First up, we have the Attack of the Killer Domestic Appliances™ - self-combusting DVDs and white goods and killer hoovers.

Alternatively, beware the murderous cyberloo - designed to catch the victim at his or her most vulnerable and literally with pants down.

And don't try and run, because the French have seen to it that even your trusted Renault Laguna is programmed to make short work of panic-striken humans attempting to flee the Rise of the Machines™.

This covert approach to the subjugation of mankind is not without operational advantages. After all, who in their right mind would honestly suspect that their Dyson is communcating via the telephone network with a Lizard Army spares parts facility driven by monkey-brain-controlled cyberarms? It's a spine-tingling thought.

On the other hand, why not simply cut the bull and get straight down to business?
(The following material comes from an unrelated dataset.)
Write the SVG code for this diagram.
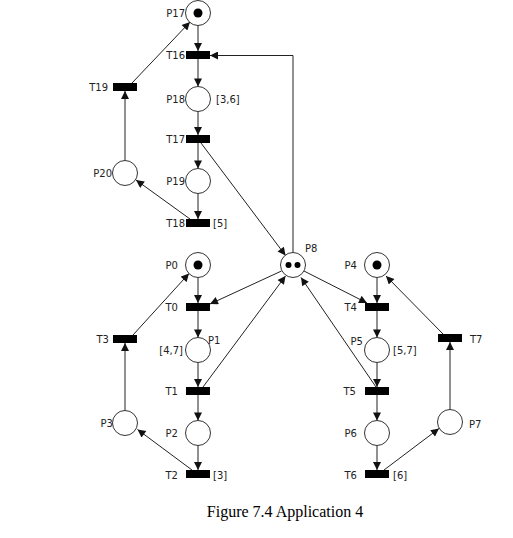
<svg xmlns="http://www.w3.org/2000/svg" width="513" height="538" viewBox="0 0 513 538">
<defs>
<marker id="ah" viewBox="0 0 10 10" refX="10" refY="5" markerWidth="9" markerHeight="8" markerUnits="userSpaceOnUse" orient="auto">
<path d="M0,0 L10,5 L0,10 Z" fill="#111"/>
</marker>
</defs>
<style>
.pl{fill:#fff;stroke:#333;stroke-width:1}
.tk{fill:#000}
.tr{fill:#000}
.lb{font-family:"DejaVu Sans","Liberation Sans",sans-serif;font-size:10px;fill:#222;dominant-baseline:central}
.e{text-anchor:end}
.ar{fill:none;stroke:#222;stroke-width:1;marker-end:url(#ah)}
.cap{font-family:"Liberation Serif",serif;font-size:16px;fill:#000;text-anchor:middle}
</style>
<rect width="513" height="538" fill="#fff"/>
<g id="connectors">
<line class="ar" x1="198" y1="25.5" x2="198" y2="51"/>
<line class="ar" x1="198" y1="59" x2="198" y2="86.5"/>
<line class="ar" x1="198" y1="111.5" x2="198" y2="135"/>
<line class="ar" x1="198" y1="143" x2="198" y2="168.5"/>
<line class="ar" x1="198" y1="193.5" x2="198" y2="219"/>
<line class="ar" x1="190" y1="219" x2="136" y2="180"/>
<line class="ar" x1="125" y1="160.5" x2="125" y2="91"/>
<line class="ar" x1="132" y1="83" x2="190" y2="22"/>
<path class="ar" d="M293,252.5 V55.5 H210"/>
<line class="ar" x1="201" y1="143" x2="285.5" y2="255.5"/>
<line class="ar" x1="281.5" y1="271" x2="210" y2="304"/>
<line class="ar" x1="203" y1="387" x2="285.5" y2="276"/>
<line class="ar" x1="304" y1="271" x2="367" y2="303"/>
<line class="ar" x1="376" y1="387" x2="301" y2="277.5"/>
<line class="ar" x1="198" y1="277.5" x2="198" y2="303"/>
<line class="ar" x1="198" y1="311" x2="198" y2="337.5"/>
<line class="ar" x1="198" y1="362.5" x2="198" y2="387"/>
<line class="ar" x1="198" y1="395" x2="198" y2="420.5"/>
<line class="ar" x1="198" y1="445.5" x2="198" y2="470"/>
<line class="ar" x1="192" y1="470" x2="137.5" y2="429.5"/>
<line class="ar" x1="125" y1="410.5" x2="125" y2="343"/>
<line class="ar" x1="133" y1="335" x2="189" y2="273.5"/>
<line class="ar" x1="377" y1="277.5" x2="377" y2="303"/>
<line class="ar" x1="377" y1="311" x2="377" y2="337.5"/>
<line class="ar" x1="377" y1="362.5" x2="377" y2="387"/>
<line class="ar" x1="377" y1="395" x2="377" y2="420.5"/>
<line class="ar" x1="377" y1="445.5" x2="377" y2="470"/>
<line class="ar" x1="384" y1="470" x2="439" y2="428.5"/>
<line class="ar" x1="450" y1="409.5" x2="450" y2="342"/>
<line class="ar" x1="443" y1="334" x2="386" y2="276"/>
</g>
<g id="P17"><circle class="pl" cx="198" cy="13" r="12.5"/><circle class="tk" cx="198" cy="13" r="4.5"/><text class="lb e" x="185" y="13">P17</text></g>
<g id="T16"><rect class="tr" x="186" y="51" width="24" height="8"/><text class="lb e" x="185" y="55">T16</text></g>
<g id="P18"><circle class="pl" cx="198" cy="99" r="12.5"/><text class="lb e" x="185" y="99">P18</text><text class="lb" x="216" y="99">[3,6]</text></g>
<g id="T17"><rect class="tr" x="186" y="135" width="24" height="8"/><text class="lb e" x="185" y="139">T17</text></g>
<g id="P19"><circle class="pl" cx="198" cy="181" r="12.5"/><text class="lb e" x="185" y="181">P19</text></g>
<g id="T18"><rect class="tr" x="186" y="219" width="24" height="8"/><text class="lb e" x="185" y="223">T18</text><text class="lb" x="213" y="223">[5]</text></g>
<g id="P20"><circle class="pl" cx="125" cy="173" r="12.5"/><text class="lb e" x="112" y="173">P20</text></g>
<g id="T19"><rect class="tr" x="113" y="83" width="24" height="8"/><text class="lb e" x="108" y="87">T19</text></g>
<g id="P8"><circle class="pl" cx="293" cy="265" r="12.5"/><circle class="tk" cx="288.5" cy="265" r="3"/><circle class="tk" cx="297.5" cy="265" r="3"/><text class="lb" x="305" y="248">P8</text></g>
<g id="P0"><circle class="pl" cx="198" cy="265" r="12.5"/><circle class="tk" cx="198" cy="265" r="4.5"/><text class="lb e" x="178" y="265">P0</text></g>
<g id="T0"><rect class="tr" x="186" y="303" width="24" height="8"/><text class="lb e" x="178" y="307">T0</text></g>
<g id="P1"><circle class="pl" cx="198" cy="350" r="12.5"/><text class="lb e" x="183" y="350">[4,7]</text><text class="lb" x="208" y="340">P1</text></g>
<g id="T1"><rect class="tr" x="186" y="387" width="24" height="8"/><text class="lb e" x="178" y="391">T1</text></g>
<g id="P2"><circle class="pl" cx="198" cy="433" r="12.5"/><text class="lb e" x="178" y="433">P2</text></g>
<g id="T2"><rect class="tr" x="186" y="470" width="24" height="8"/><text class="lb e" x="178" y="475">T2</text><text class="lb" x="213" y="475">[3]</text></g>
<g id="T3"><rect class="tr" x="113" y="335" width="24" height="8"/><text class="lb e" x="109" y="339">T3</text></g>
<g id="P3"><circle class="pl" cx="125" cy="423" r="12.5"/><text class="lb e" x="113" y="423">P3</text></g>
<g id="P4"><circle class="pl" cx="377" cy="265" r="12.5"/><circle class="tk" cx="377" cy="265" r="4.5"/><text class="lb e" x="357" y="265">P4</text></g>
<g id="T4"><rect class="tr" x="365" y="303" width="24" height="8"/><text class="lb e" x="357" y="307">T4</text></g>
<g id="P5"><circle class="pl" cx="377" cy="350" r="12.5"/><text class="lb e" x="363" y="341">P5</text><text class="lb" x="393" y="350">[5,7]</text></g>
<g id="T5"><rect class="tr" x="365" y="387" width="24" height="8"/><text class="lb e" x="356" y="391">T5</text></g>
<g id="P6"><circle class="pl" cx="377" cy="433" r="12.5"/><text class="lb e" x="357" y="433">P6</text></g>
<g id="T6"><rect class="tr" x="365" y="470" width="24" height="8"/><text class="lb e" x="357" y="475">T6</text><text class="lb" x="393" y="475">[6]</text></g>
<g id="T7"><rect class="tr" x="438" y="334" width="24" height="8"/><text class="lb" x="470" y="339">T7</text></g>
<g id="P7"><circle class="pl" cx="450" cy="422" r="12.5"/><text class="lb" x="469" y="424">P7</text></g>
<text class="cap" x="285" y="517">Figure 7.4 Application 4</text>
</svg>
God alone knows, there's enough in-your-face evidence that extraterrestrial forces are as we speak assembling a terrifying range of battlefield droids, all of 'em armed to the cyberteeth and chomping at the bit to give it to carbon-based lifeforms.

Take the Neogentronyx Mech NMX04-1A, for example - an "18-foot high motorised killing machine with the capability of firing nine-inch nails from its hydraulically-powered shoulders and further armed with flamethrowers", as we calmly reported back in January.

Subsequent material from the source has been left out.